Release Date: 12/30/1998
Contact Information: Leroy Loiselle
(206) 553-6901

December 30, 1998 - - - - - - - - - - 98-65 


Sandpoint, Idaho, will add to its land holdings inside the watershed from which the city gets its drinking water, according to an agreement between the city and the U.S. Environmental Protection Agency.  The agreement  settles an EPA complaint that Sandpoint wasn't doing all that the law requires to make sure that several commercial enterprises in the city  were properly pre-treating their wastewater before sending it to the Sandpoint municipal wastewater treatment plant.
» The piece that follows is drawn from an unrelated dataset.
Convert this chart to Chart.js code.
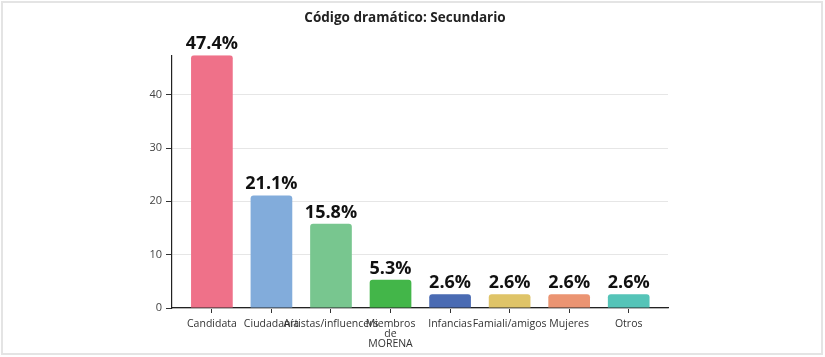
<!DOCTYPE html>
<html>
<head>
<meta charset="utf-8">
<script src="https://cdn.jsdelivr.net/npm/chart.js@4"></script>
<style>
  body { margin: 0; background: #fff; }
  #wrap { position: relative; width: 825px; height: 357px; }
  #frame { position: absolute; left: 1px; top: 1px; width: 822px; height: 354px;
           border: 2px solid #e4e4e4; box-sizing: border-box; pointer-events: none; }
</style>
</head>
<body>
<div id="wrap">
  <canvas id="chart" width="825" height="357"></canvas>
  <div id="frame"></div>
</div>
<script>
// categories and values (percent)
const categories = ["Candidata", "Ciudadanía", "Artistas/influencers", ["Miembros", "de", "MORENA"],
                    "Infancias", "Famiali/amigos", "Mujeres", "Otros"];
const values = [47.4, 21.1, 15.8, 5.3, 2.6, 2.6, 2.6, 2.6];
const barColors = ["#ef7189", "#82acdb", "#78c68f", "#43b649",
                   "#4a6bb3", "#dfc468", "#eb9472", "#55c4b8"];
const yTicks = [0, 10, 20, 30, 40];

// percent labels over each bar
const barLabels = {
  id: 'barLabels',
  afterDatasetsDraw(chart) {
    const ctx = chart.ctx;
    const meta = chart.getDatasetMeta(0);
    ctx.save();
    ctx.font = 'bold 18px "Open Sans"';
    ctx.fillStyle = '#111';
    ctx.textAlign = 'center';
    ctx.textBaseline = 'alphabetic';
    meta.data.forEach((bar, i) => {
      ctx.fillText(values[i].toFixed(1) + '%', bar.x, bar.y - 6);
    });
    ctx.restore();
  }
};

const ctx = document.getElementById('chart');
new Chart(ctx, {
  type: 'bar',
  data: {
    datasets: [{
      data: values.map((v, i) => ({ x: i, y: v })),
      backgroundColor: barColors,
      borderRadius: 3,
      borderSkipped: 'bottom',
      barPercentage: 0.7,
      categoryPercentage: 1
    }]
  },
  plugins: [barLabels],
  options: {
    responsive: false,
    animation: false,
    layout: { padding: { left: 142, right: 157, top: 0, bottom: 0 } },
    plugins: {
      legend: { display: false },
      tooltip: { enabled: false },
      title: {
        display: true,
        text: 'Código dramático: Secundario',
        color: '#222',
        font: { family: 'Open Sans', size: 13.5, weight: 'bold' },
        padding: { top: 10, bottom: 29 }
      }
    },
    scales: {
      x: {
        type: 'linear',
        offset: false,
        min: -0.67,
        max: 7.66,
        afterBuildTicks: s => { s.ticks = categories.map((c, i) => ({ value: i })); },
        afterFit: s => { s.height = 49; },
        ticks: {
          autoSkip: false,
          maxRotation: 0,
          minRotation: 0,
          padding: 6,
          color: '#333',
          font: { family: 'Open Sans', size: 10.5, lineHeight: 0.95 },
          callback: v => categories[v]
        },
        grid: { offset: false, drawOnChartArea: false, drawTicks: true, tickLength: 5, tickColor: '#333' },
        border: { color: '#222', width: 1.2 }
      },
      y: {
        min: 0,
        max: 47.4,
        afterBuildTicks: s => { s.ticks = yTicks.map(v => ({ value: v })); },
        afterFit: s => { s.width = 30; },
        ticks: {
          padding: 4,
          color: '#444',
          font: { family: 'Open Sans', size: 11 }
        },
        grid: { color: '#e6e6e6', lineWidth: 1, tickLength: 6, tickColor: '#333' },
        border: { color: '#222', width: 1.2 }
      }
    }
  }
});
</script>
</body>
</html>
Announcement of the settlement was made today  by Leroy Loiselle, manager of the  water compliance unit in EPA’s regional office in Seattle.

"By terms of the settlement, Sandpoint will purchase at least 60 acres of land within the watershed that is now under private ownership," Loiselle said.  "Once the land is under Sandpoint’s control, the acreage will no longer be available for development -- the city will see to it that the purchased land will be preserved for the protection of the watershed.
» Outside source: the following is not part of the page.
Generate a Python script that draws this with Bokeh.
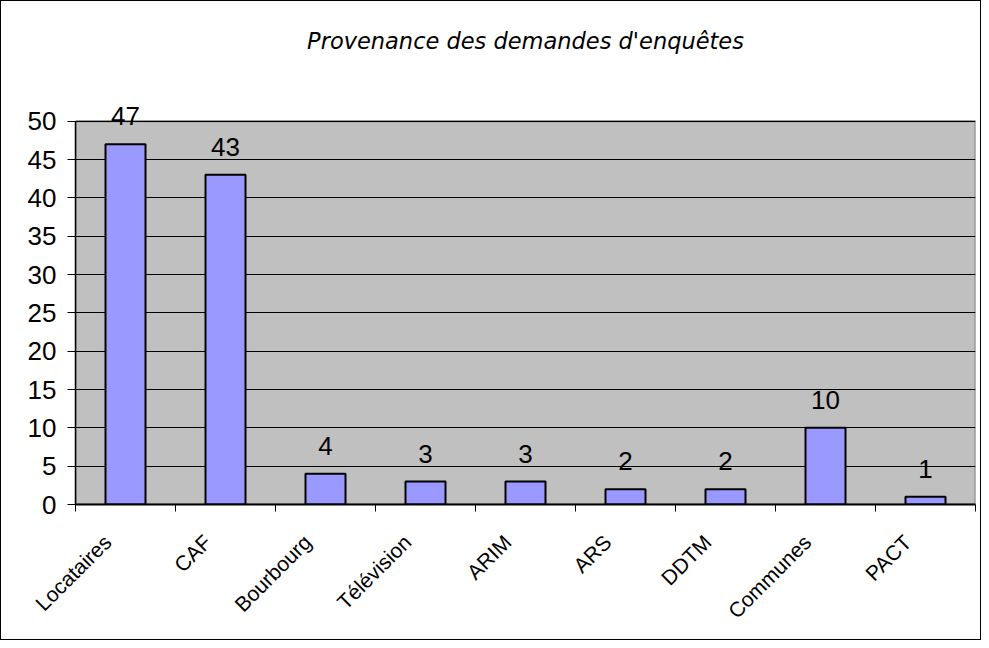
import math
from bokeh.plotting import figure
from bokeh.models import ColumnDataSource, FixedTicker, LinearAxis, Range1d, LabelSet, Title
from bokeh.core.properties import value
from bokeh.embed import file_html
from bokeh.resources import INLINE

categories = ["Locataires", "CAF", "Bourbourg", "Télévision", "ARIM", "ARS", "DDTM", "Communes", "PACT"]
values = [47, 43, 4, 3, 3, 2, 2, 10, 1]
y_ticks = [0, 5, 10, 15, 20, 25, 30, 35, 40, 45, 50]
title_text = "Provenance des demandes d'enquêtes"

n = len(categories)
ymax = y_ticks[-1]
xs = [i + 0.5 for i in range(n)]
src = ColumnDataSource(dict(x=xs, top=values, lab=[str(v) for v in values]))

# y range extends a little above the last tick so the top value label is not clipped
p = figure(width=981, height=640, output_backend="svg", toolbar_location=None,
           x_range=Range1d(0, n), y_range=Range1d(0, ymax * 1.08),
           x_axis_location=None, y_axis_location=None)
p.styles = {"border": "1px solid black", "box-sizing": "border-box"}
p.min_border_left = 74
p.min_border_right = 7
p.min_border_top = 89
p.min_border_bottom = 137

# spacer between frame and title
spacer = Title(text=" ", text_font_size="1px", standoff=29)
p.add_layout(spacer, "above")

p.title.text = title_text
p.title.align = "center"
p.title.text_font = "DejaVu Sans"
p.title.text_font_style = "italic"
p.title.text_font_size = "22.5px"
p.title.text_color = "#000000"
p.title.standoff = 10

p.background_fill_color = "white"
p.border_fill_color = "white"
p.outline_line_color = None

# plot area (grey wall) spanning the value axis range
p.quad(left=[0], right=[n], bottom=[0], top=[ymax], fill_color="#c0c0c0",
       line_color="#808080", line_width=2, level="image")

p.vbar(x="x", top="top", width=0.4, source=src, fill_color="#9999ff",
       line_color="black", line_width=2)

labels = LabelSet(x="x", y="top", text="lab", source=src, text_align="center",
                  text_baseline="bottom", y_offset=19, text_font=value("Liberation Sans"),
                  text_font_size="26px", text_color="black")
p.add_layout(labels)

# y axis
yax = LinearAxis(ticker=FixedTicker(ticks=y_ticks), bounds=(0, ymax))
yax.major_label_text_font = "Liberation Sans"
yax.major_label_text_font_size = "26px"
yax.major_label_text_color = "black"
yax.major_tick_out = 8
yax.major_tick_in = 0
yax.minor_tick_line_color = None
yax.axis_line_color = "black"
yax.axis_line_width = 1.5
yax.major_tick_line_color = "black"
yax.major_label_standoff = 11
p.add_layout(yax, "left")

# x axis: boundary ticks
xax = LinearAxis(ticker=FixedTicker(ticks=list(range(n + 1))))
xax.major_label_text_font_size = "0px"
xax.major_label_text_color = None
xax.major_tick_out = 7
xax.major_tick_in = 0
xax.minor_tick_line_color = None
xax.axis_line_color = "black"
xax.axis_line_width = 2
xax.major_tick_line_color = "black"
p.add_layout(xax, "below")

# category labels (anchored slightly left of the bar centre, as in the original)
lab_ticks = [i + 0.32 for i in range(n)]
xlab = LinearAxis(ticker=FixedTicker(ticks=lab_ticks),
                  major_label_overrides={t: c for t, c in zip(lab_ticks, categories)})
xlab.axis_line_color = None
xlab.major_tick_line_color = None
xlab.minor_tick_line_color = None
xlab.major_label_orientation = math.pi / 4
xlab.major_label_text_font = "Liberation Sans"
xlab.major_label_text_font_size = "21px"
xlab.major_label_text_color = "black"
xlab.major_label_standoff = 21
p.add_layout(xlab, "below")

p.xgrid.visible = False
p.ygrid.ticker = FixedTicker(ticks=y_ticks)
p.ygrid.grid_line_color = "black"
p.ygrid.grid_line_width = 1

open("out.html", "w").write(file_html(p, INLINE))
"This commitment by Sandpoint to help safeguard the watershed is far preferable to the normal outcome of EPA enforcement actions.  Usually, cases are wrapped up by payment of a large monetary penalty that goes into the U.S. Treasury back East.  With this kind of settlement, there’s a direct benefit for the local environment."
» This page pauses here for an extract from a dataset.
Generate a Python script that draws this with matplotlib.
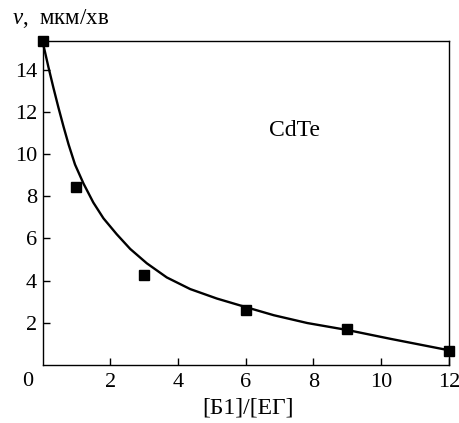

Sandpoint’s drinking water comes from a watershed north of the city, several miles from the city’s wastewater treatment plant on the south edge of town at the shore of Lake Pend Oreille.      

     According to Loiselle, EPA took enforcement action against Sandpoint because the city  failed to take a number of required follow-up actions once it learned that several industrial contributors to the  municipal wastewater treatment plant were not properly pre-treating the wastes they sent to the plant.  The plant discharges into Lake Pend Oreille near the point where it flows into the Pend Oreille River.

"Contributors to the treatment plant must pre-treat their wastes to prevent overloading the plant with certain pollutants," Loiselle said.  "If those pollutants are sent to the plant in concentrations exceeding previously agreed-upon limits, there’s the risk that the overloading will interfere with the plant’s ability to properly treat the water discharged from the plant to the lake."

Loiselle said the EPA complaint did not allege that effluent discharged to the lake actually harmed water quality, nor did EPA assert that the pre-treatment violations overtaxed the plant’s treatment capacity.  

Among the violations included in the complaint was the allegation that Sandpoint did not publicize the exceedances of the pre-treatment limits.

"It’s important that the public be told when contributors of wastes send pollutants to the treatment plant in concentrations that could be harmful to the operation of the plant and water quality conditions in Lake Pend Oreille," said Loiselle.  "It’s their plant and their lake, and  -- by terms of the federal Clean Water Act -- the people of Sandpoint are entitled to be told when pre-treatment limits have not been met."

       The exceedances of the pre-treatment limits involved wastes from five different industrial sources, and included fats, oils, grease, benzene, ethyl benzene, xylene, toluene and a number of substances that could deplete the oxygen content of the Lake Pend Oreille.  The violations were said by EPA to have occurred on numerous occasions between 1993 and 1997.

By terms of the settlement with EPA, Sandpoint agreed to spend at least $120,000 to purchase no less that 60 acres of watershed land.  In addition, the city also agreed to pay a civil  penalty of $5,900.